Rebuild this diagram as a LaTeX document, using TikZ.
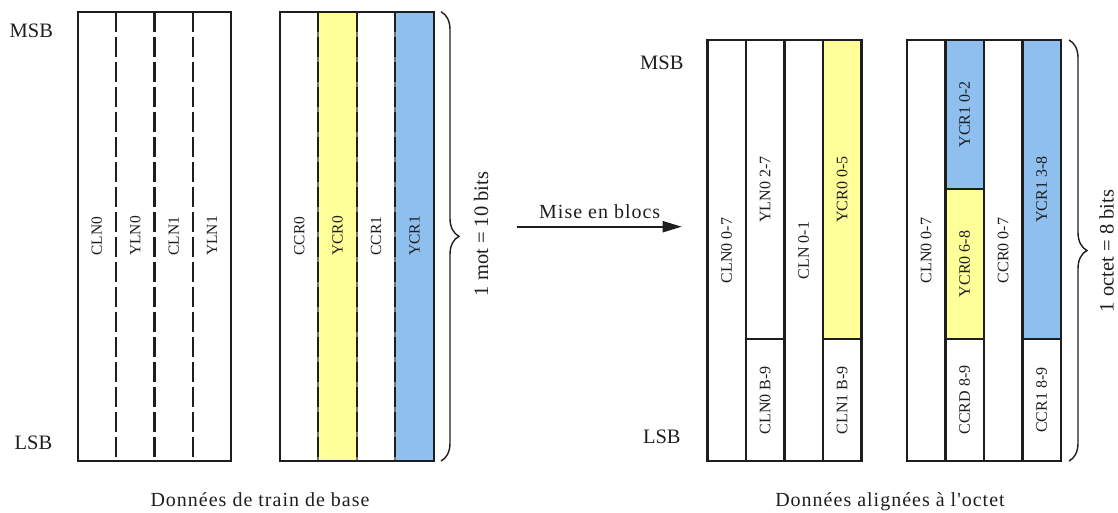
\documentclass[tikz,border=0pt]{standalone}
\usepackage{fontspec}
\setmainfont{Liberation Serif}
\newfontfamily\spacedfont[LetterSpace=5]{Liberation Serif}
\usetikzlibrary{arrows.meta,decorations.pathreplacing}
\definecolor{ylw}{HTML}{FFFF99}
\definecolor{blu}{HTML}{8EBFEF}
\definecolor{ink}{HTML}{1E1E1E}
\begin{document}
\begin{tikzpicture}[x=1pt,y=-1pt,
  boxline/.style={draw=ink, line width=2.1pt},
  dashsep/.style={draw=ink, line width=2.1pt, dash pattern=on 20pt off 5pt},
  graysep/.style={draw=black!55, line width=2.1pt},
  lblA/.style={rotate=90, text=ink, inner sep=0pt, font=\fontsize{15.5}{18}\selectfont},
  lblB/.style={rotate=90, text=ink, inner sep=0pt, font=\fontsize{16}{18}\selectfont},
  bigtxt/.style={text=ink, inner sep=0pt, font=\fontsize{20.5}{24}\selectfont},
  captxt/.style={text=ink, inner sep=0pt, font=\fontsize{20}{24}\spacedfont},
  bracestyle/.style={draw=ink, line width=1.4pt, decorate, decoration={brace, amplitude=18pt}}
]
\useasboundingbox (0,0) rectangle (1118,512);

% ---------- Group 1 ----------
\draw[boxline] (77.7,11.7) rectangle (231.3,461);
\foreach \x in {116.1,154.5,192.9} \draw[dashsep] (\x,11.7) -- (\x,461);

% ---------- Group 2 ----------
\fill[ylw] (318.4,11.7) rectangle (356.8,461);
\fill[blu] (395.3,11.7) rectangle (433.7,461);
\foreach \x in {318.4,356.8,395.3} {\draw[graysep] (\x,11.7) -- (\x,461); \draw[dashsep] (\x,11.7) -- (\x,461);}
\draw[boxline] (280,11.7) rectangle (433.7,461);

% labels left
\node[lblA] (l1) at (96.9,236) {CLN0};
\node[lblA] (l2) at (135.3,236) {YLN0};
\node[lblA] (l3) at (173.7,236) {CLN1};
\node[lblA] (l4) at (212.1,236) {YLN1};
\node[lblA] (l5) at (299.2,236) {CCR0};
\node[lblA] (l6) at (337.6,236) {YCR0};
\node[lblA] (l7) at (376.0,236) {CCR1};
\node[lblA] (l8) at (414.5,236) {YCR1};

\node[bigtxt] (msbL) at (31.3,31) {MSB};
\node[bigtxt] (lsbL) at (33.5,443) {LSB};

\coordinate (braceLtop) at (441,11.7);
\coordinate (braceLbot) at (441,461);
\draw[bracestyle] (braceLtop) -- (braceLbot);
\node[bigtxt, rotate=90] (motL) at (481,234) {1 mot = 10 bits};

\node[captxt] (capL) at (260,500) {Données de train de base};

% ---------- Arrow ----------
\coordinate (arrS) at (516.7,226.7);
\coordinate (arrE) at (681.7,226.7);
\draw[draw=ink, line width=2pt, -{Triangle[length=19pt,width=11pt]}] (arrS) -- (arrE);
\node[captxt, anchor=base] (mise) at (599.7,218.3) {Mise en blocs};

% ---------- Group 3 ----------
\fill[ylw] (823,40) rectangle (861.5,339.3);
\draw[boxline] (707.5,40) rectangle (861.5,461);
\foreach \x in {746,784.5,823} \draw[boxline] (\x,40) -- (\x,461);
\draw[boxline] (746,339.3) -- (784.5,339.3);
\draw[boxline] (823,339.3) -- (861.5,339.3);

\node[lblB] (r1) at (726.7,250.5) {CLN0 0-7};
\node[lblB] (r2) at (765.2,189.7) {YLN0 2-7};
\node[lblB] (r3) at (803.7,250.5) {CLN 0-1};
\node[lblB] (r4) at (842.2,189.7) {YCR0 0-5};
\node[lblB] (r5) at (765.2,400) {CLN0 B-9};
\node[lblB] (r6) at (842.2,400) {CLN1 B-9};

% ---------- Group 4 ----------
\fill[blu] (945.5,40) rectangle (984,188.7);
\fill[ylw] (945.5,188.7) rectangle (984,339.3);
\fill[blu] (1022.5,40) rectangle (1061,339.3);
\draw[boxline] (907,40) rectangle (1061,461);
\foreach \x in {945.5,984,1022.5} \draw[boxline] (\x,40) -- (\x,461);
\draw[boxline] (945.5,188.7) -- (984,188.7);
\draw[boxline] (945.5,339.3) -- (984,339.3);
\draw[boxline] (1022.5,339.3) -- (1061,339.3);

\node[lblB] (s1) at (926.2,250.5) {CLN0 0-7};
\node[lblB] (s2) at (964.7,114.3) {YCR1 0-2};
\node[lblB] (s3) at (964.7,264) {YCR0 6-8};
\node[lblB] (s4) at (1003.2,250.5) {CCR0 0-7};
\node[lblB] (s5) at (1041.7,189.7) {YCR1 3-8};
\node[lblB] (s6) at (964.7,400) {CCRD 8-9};
\node[lblB] (s7) at (1041.7,400) {CCR1 8-9};

\node[bigtxt] (msbR) at (661.8,63) {MSB};
\node[bigtxt] (lsbR) at (661.8,437) {LSB};

\coordinate (braceRtop) at (1069,40);
\coordinate (braceRbot) at (1069,461);
\draw[bracestyle] (braceRtop) -- (braceRbot);
\node[bigtxt, rotate=90] (octR) at (1106.7,251) {1 octet = 8 bits};

\node[captxt] (capR) at (890,502) {Données alignées à l'octet};
\end{tikzpicture}
\end{document}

====================

## Problem to solve
Return the material exactly as given, apart from the pictures.

## Exercise response
Rebuild this diagram as a LaTeX document, using TikZ.
\documentclass[tikz,border=0pt]{standalone}
\usepackage{fontspec}
\setmainfont{Liberation Serif}
\newfontfamily\spacedfont[LetterSpace=5]{Liberation Serif}
\usetikzlibrary{arrows.meta,decorations.pathreplacing}
\definecolor{ylw}{HTML}{FFFF99}
\definecolor{blu}{HTML}{8EBFEF}
\definecolor{ink}{HTML}{1E1E1E}
\begin{document}
\begin{tikzpicture}[x=1pt,y=-1pt,
  boxline/.style={draw=ink, line width=2.1pt},
  dashsep/.style={draw=ink, line width=2.1pt, dash pattern=on 20pt off 5pt},
  graysep/.style={draw=black!55, line width=2.1pt},
  lblA/.style={rotate=90, text=ink, inner sep=0pt, font=\fontsize{15.5}{18}\selectfont},
  lblB/.style={rotate=90, text=ink, inner sep=0pt, font=\fontsize{16}{18}\selectfont},
  bigtxt/.style={text=ink, inner sep=0pt, font=\fontsize{20.5}{24}\selectfont},
  captxt/.style={text=ink, inner sep=0pt, font=\fontsize{20}{24}\spacedfont},
  bracestyle/.style={draw=ink, line width=1.4pt, decorate, decoration={brace, amplitude=18pt}}
]
\useasboundingbox (0,0) rectangle (1118,512);

% ---------- Group 1 ----------
\draw[boxline] (77.7,11.7) rectangle (231.3,461);
\foreach \x in {116.1,154.5,192.9} \draw[dashsep] (\x,11.7) -- (\x,461);

% ---------- Group 2 ----------
\fill[ylw] (318.4,11.7) rectangle (356.8,461);
\fill[blu] (395.3,11.7) rectangle (433.7,461);
\foreach \x in {318.4,356.8,395.3} {\draw[graysep] (\x,11.7) -- (\x,461); \draw[dashsep] (\x,11.7) -- (\x,461);}
\draw[boxline] (280,11.7) rectangle (433.7,461);

% labels left
\node[lblA] (l1) at (96.9,236) {CLN0};
\node[lblA] (l2) at (135.3,236) {YLN0};
\node[lblA] (l3) at (173.7,236) {CLN1};
\node[lblA] (l4) at (212.1,236) {YLN1};
\node[lblA] (l5) at (299.2,236) {CCR0};
\node[lblA] (l6) at (337.6,236) {YCR0};
\node[lblA] (l7) at (376.0,236) {CCR1};
\node[lblA] (l8) at (414.5,236) {YCR1};

\node[bigtxt] (msbL) at (31.3,31) {MSB};
\node[bigtxt] (lsbL) at (33.5,443) {LSB};

\coordinate (braceLtop) at (441,11.7);
\coordinate (braceLbot) at (441,461);
\draw[bracestyle] (braceLtop) -- (braceLbot);
\node[bigtxt, rotate=90] (motL) at (481,234) {1 mot = 10 bits};

\node[captxt] (capL) at (260,500) {Données de train de base};

% ---------- Arrow ----------
\coordinate (arrS) at (516.7,226.7);
\coordinate (arrE) at (681.7,226.7);
\draw[draw=ink, line width=2pt, -{Triangle[length=19pt,width=11pt]}] (arrS) -- (arrE);
\node[captxt, anchor=base] (mise) at (599.7,218.3) {Mise en blocs};

% ---------- Group 3 ----------
\fill[ylw] (823,40) rectangle (861.5,339.3);
\draw[boxline] (707.5,40) rectangle (861.5,461);
\foreach \x in {746,784.5,823} \draw[boxline] (\x,40) -- (\x,461);
\draw[boxline] (746,339.3) -- (784.5,339.3);
\draw[boxline] (823,339.3) -- (861.5,339.3);

\node[lblB] (r1) at (726.7,250.5) {CLN0 0-7};
\node[lblB] (r2) at (765.2,189.7) {YLN0 2-7};
\node[lblB] (r3) at (803.7,250.5) {CLN 0-1};
\node[lblB] (r4) at (842.2,189.7) {YCR0 0-5};
\node[lblB] (r5) at (765.2,400) {CLN0 B-9};
\node[lblB] (r6) at (842.2,400) {CLN1 B-9};

% ---------- Group 4 ----------
\fill[blu] (945.5,40) rectangle (984,188.7);
\fill[ylw] (945.5,188.7) rectangle (984,339.3);
\fill[blu] (1022.5,40) rectangle (1061,339.3);
\draw[boxline] (907,40) rectangle (1061,461);
\foreach \x in {945.5,984,1022.5} \draw[boxline] (\x,40) -- (\x,461);
\draw[boxline] (945.5,188.7) -- (984,188.7);
\draw[boxline] (945.5,339.3) -- (984,339.3);
\draw[boxline] (1022.5,339.3) -- (1061,339.3);

\node[lblB] (s1) at (926.2,250.5) {CLN0 0-7};
\node[lblB] (s2) at (964.7,114.3) {YCR1 0-2};
\node[lblB] (s3) at (964.7,264) {YCR0 6-8};
\node[lblB] (s4) at (1003.2,250.5) {CCR0 0-7};
\node[lblB] (s5) at (1041.7,189.7) {YCR1 3-8};
\node[lblB] (s6) at (964.7,400) {CCRD 8-9};
\node[lblB] (s7) at (1041.7,400) {CCR1 8-9};

\node[bigtxt] (msbR) at (661.8,63) {MSB};
\node[bigtxt] (lsbR) at (661.8,437) {LSB};

\coordinate (braceRtop) at (1069,40);
\coordinate (braceRbot) at (1069,461);
\draw[bracestyle] (braceRtop) -- (braceRbot);
\node[bigtxt, rotate=90] (octR) at (1106.7,251) {1 octet = 8 bits};

\node[captxt] (capR) at (890,502) {Données alignées à l'octet};
\end{tikzpicture}
\end{document}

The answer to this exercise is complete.